On June 6, 2010, the Procuratorial Daily reported that the "wrongful" case of Zhao Zuohai” sparked a "great amount of public concern," particularly over the causes behind such an injustice. A June 2 Dui Hua Foundation article on the Zhao case reported on the influence of the case: "The case elicited considerable public commentary, much of it critical of a law enforcement system in which defendants' rights receive few protections." In a May 18 China Daily editorial, the newspaper criticized the justice system's handling of the Zhao case, stating, "Whether 650,000 yuan is the appropriate amount or not is debatable. Yet, we believe Zhao deserves better justice, if not further compensation, in order to ensure that local officials and the judiciary in particular, seriously reflect on his unlawful incarceration. Otherwise, history may just repeat itself."

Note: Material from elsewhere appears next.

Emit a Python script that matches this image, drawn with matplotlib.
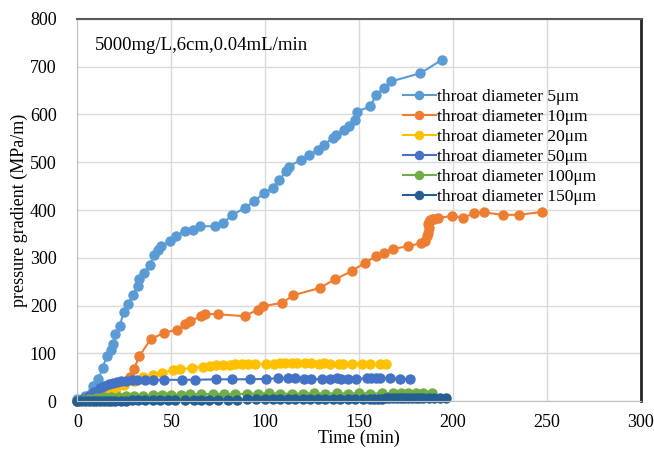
import matplotlib
matplotlib.use('Agg')
import matplotlib.pyplot as plt

plt.rcParams['font.family'] = ['Liberation Serif', 'DejaVu Serif']

# throat diameter 5um
t_5 = [0, 4, 8, 11, 13.5, 15.5, 18, 19, 20, 22.5, 24.5, 27, 29.5, 32, 33, 35.5, 38.5,
       41, 43, 44.5, 49, 52.5, 57, 61.5, 65, 73, 77.5, 82.5, 89, 94, 99.5, 104, 107.5,
       111, 112.5, 119, 123.5, 128, 131.5, 136, 137.5, 142, 144.5, 147.5, 149, 156,
       159, 163, 167, 182.5, 194]
p_5 = [5, 12, 32, 46, 70, 95, 108, 119, 140, 157, 186, 203, 223, 241, 255, 269, 286,
       307, 317, 324, 335, 345, 356, 359, 366, 366, 373, 390, 404, 418, 436, 446, 463,
       481, 491, 505, 516, 526, 537, 551, 557, 568, 575, 589, 606, 617, 641, 655, 669,
       686, 714]

# throat diameter 10um
t_10 = [0, 5, 10, 15, 20, 25, 28, 30, 33, 39, 46, 53, 57, 60, 66, 68, 75, 89, 96, 99,
        109, 115, 129, 137, 146, 153, 159, 163, 168, 176, 183, 185, 186, 186.5, 187,
        186.5, 187, 187.5, 188.5, 190, 192, 199.5, 205.5, 211, 216.5, 226.5, 235, 247.5]
p_10 = [0, 3, 8, 15, 24, 36, 50, 67, 95, 130, 143, 150, 161, 168, 178, 183, 182, 178,
        192, 199, 206, 222, 237, 255, 272, 290, 303, 310, 319, 324, 331, 335, 345, 352,
        362, 370, 376, 380, 381, 382, 383, 388, 384, 393, 395, 390, 390, 396]

# throat diameter 20um
t_20 = [0, 5, 10, 15, 20, 25, 30, 35, 40, 45, 51, 54.5, 61, 67, 70.5, 74, 77.5, 81,
        84, 87.5, 91, 94.5, 100.5, 104.5, 108, 110.5, 114, 117, 121, 124.5, 128.5, 131,
        134.5, 139, 141.5, 146, 151.5, 156, 161, 164]
p_20 = [0, 5, 12, 20, 28, 35, 42, 50, 55, 60, 65, 67, 70, 72, 73, 75, 75, 76, 77, 77,
        78, 78, 79, 79, 80, 80, 80, 80, 80, 80, 79, 80, 79, 79, 79, 79, 79, 78, 78, 77]

# throat diameter 50um
t_50 = [0, 3, 6, 9, 12, 14, 17, 19, 21, 23, 26, 29, 31.5, 36, 40, 46, 55.5, 62.5, 74,
        82, 92, 100.5, 107, 112, 116, 120.5, 124.5, 130, 134.5, 138, 140.5, 144, 148.5,
        154, 156.5, 159, 161, 166.5, 171.5, 177]
p_50 = [0, 5, 12, 20, 27, 32, 36, 39, 41, 42, 43, 44, 44, 44, 45, 45, 45, 45, 46, 46,
        46, 47, 48, 48, 49, 47, 46, 47, 47, 48, 46, 47, 47, 48, 48, 49, 48, 48, 47, 47]

# throat diameter 100um
t_100 = [0, 3, 6, 10, 14, 18, 22, 26, 30, 35, 40, 45, 50, 55, 60, 66, 72, 78, 84, 90,
         96, 102, 108, 114, 120, 126, 132, 138, 144, 150, 156, 162, 168, 172, 176, 180,
         184, 189]
p_100 = [0, 2, 4, 6, 8, 9, 10, 11, 12, 12, 13, 13, 14, 14, 15, 15, 15, 16, 15, 16, 16,
         17, 16, 16, 16, 17, 16, 17, 16, 17, 16, 17, 17, 17, 17, 18, 18, 17]

# throat diameter 150um
t_150 = [0, 2, 4, 6, 8, 10, 12, 14, 16, 18, 20, 23, 26, 29, 32, 36, 40, 44, 48, 52, 57,
         62, 66, 70, 75, 80, 85, 90, 95, 100, 104, 108, 112, 116, 120, 124, 128, 132,
         136, 140, 144, 148, 152, 156, 158, 160, 162, 164, 166, 168, 170, 172, 174, 176,
         178, 180, 182, 184, 187, 190, 193, 196]
p_150 = [0, 0, 0, 0, 1, 1, 1, 1, 1, 1, 1, 1, 1, 2, 2, 2, 2, 2, 2, 3, 3, 3, 3, 3, 3, 3,
         3, 4, 4, 4, 4, 4, 4, 4, 4, 4, 5, 5, 5, 5, 5, 5, 5, 5, 5, 5, 5, 6, 6, 6, 6, 6, 6,
         6, 6, 6, 6, 6, 6, 6, 6, 6]

series = [
    (t_5, p_5, 'throat diameter 5\u03bcm', '#5B9BD5'),
    (t_10, p_10, 'throat diameter 10\u03bcm', '#ED7D31'),
    (t_20, p_20, 'throat diameter 20\u03bcm', '#FFC000'),
    (t_50, p_50, 'throat diameter 50\u03bcm', '#4472C4'),
    (t_100, p_100, 'throat diameter 100\u03bcm', '#70AD47'),
    (t_150, p_150, 'throat diameter 150\u03bcm', '#255E91'),
]

fig = plt.figure(figsize=(6.54, 4.49), dpi=100)
ax = fig.add_axes([0.1185, 0.1062, 0.8615, 0.852])

for t, p, label, color in series:
    ax.plot(t, p, color=color, lw=1.5, marker='o', markersize=6.5,
            label=label, clip_on=False)

ax.set_xlim(0, 300)
ax.set_ylim(0, 800)
ax.set_xticks(range(0, 301, 50))
ax.set_yticks(range(0, 801, 100))
ax.grid(True, color='#D9D9D9', lw=1)
ax.set_axisbelow(True)

for side in ('left', 'bottom'):
    ax.spines[side].set_color('#BFBFBF')
ax.spines['top'].set_color('#595959')
ax.spines['right'].set_color('#262626')
ax.spines['top'].set_linewidth(1.5)
ax.spines['right'].set_linewidth(2)
ax.tick_params(length=0, labelsize=13, colors='#000000')
ax.tick_params(axis='y', pad=15)
ax.tick_params(axis='x', pad=9)

ax.set_xlabel('Time (min)', fontsize=13, labelpad=-1)
ax.set_ylabel('pressure gradient (MPa/m)', fontsize=13)
ax.yaxis.set_label_coords(-0.088, 0.5)

ax.text(95 / 654, 1 - 45 / 449, '5000mg/L,6cm,0.04mL/min', transform=fig.transFigure,
        fontsize=13.5, va='center', ha='left')

ax.legend(loc='upper left', bbox_to_anchor=(394 / 654, 1 - 80 / 449),
          bbox_transform=fig.transFigure, frameon=False, fontsize=12.5,
          borderpad=0, handlelength=1.9, handletextpad=0.05, labelspacing=0.22,
          markerscale=0.9)

fig.savefig('out.png', dpi=100)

At the end of May, five Chinese law enforcement agencies―the Supreme People's Court, the Supreme People's Procuratorate, the Ministry of Public Security, the Ministry of State Security, and the Ministry of Justice―jointly announced two new sets of guidelines on the use of illegally obtained evidence, according to a May 30 press release (available on the Ministry of Public Security Web site). A May 30 Xinhua article reported that the legal rules to clarify evidence would "stem miscarriages of justice" and referred directly to the Zhao Zuohai case. According to a May 31 New York Times article, legal experts have stated that the rules represent "the first time Chinese law has explicitly spelled out rules for the admissibility of prosecutorial evidence." The PRC Criminal Law (Article 247) and the PRC Criminal Procedure Law (Article 43) prohibit the use of torture to extort confessions―however, existing provisions do not explicitly address the exclusion of evidence obtained through torture or other illegal means. On June 25, China's Supreme People's Court, Supreme People's Procuratorate, Ministry of Public Security, Ministry of State Security, and Ministry of Justice formally published two sets of rules: "Rules Concerning Questions About Exclusion of Illegal Evidence in Handling Criminal Cases" and the "Rules Concerning Questions About Examining and Judging Evidence in Death Penalty Cases." (English translations of the rules are available on the Dui Hua Foundation Web site here.)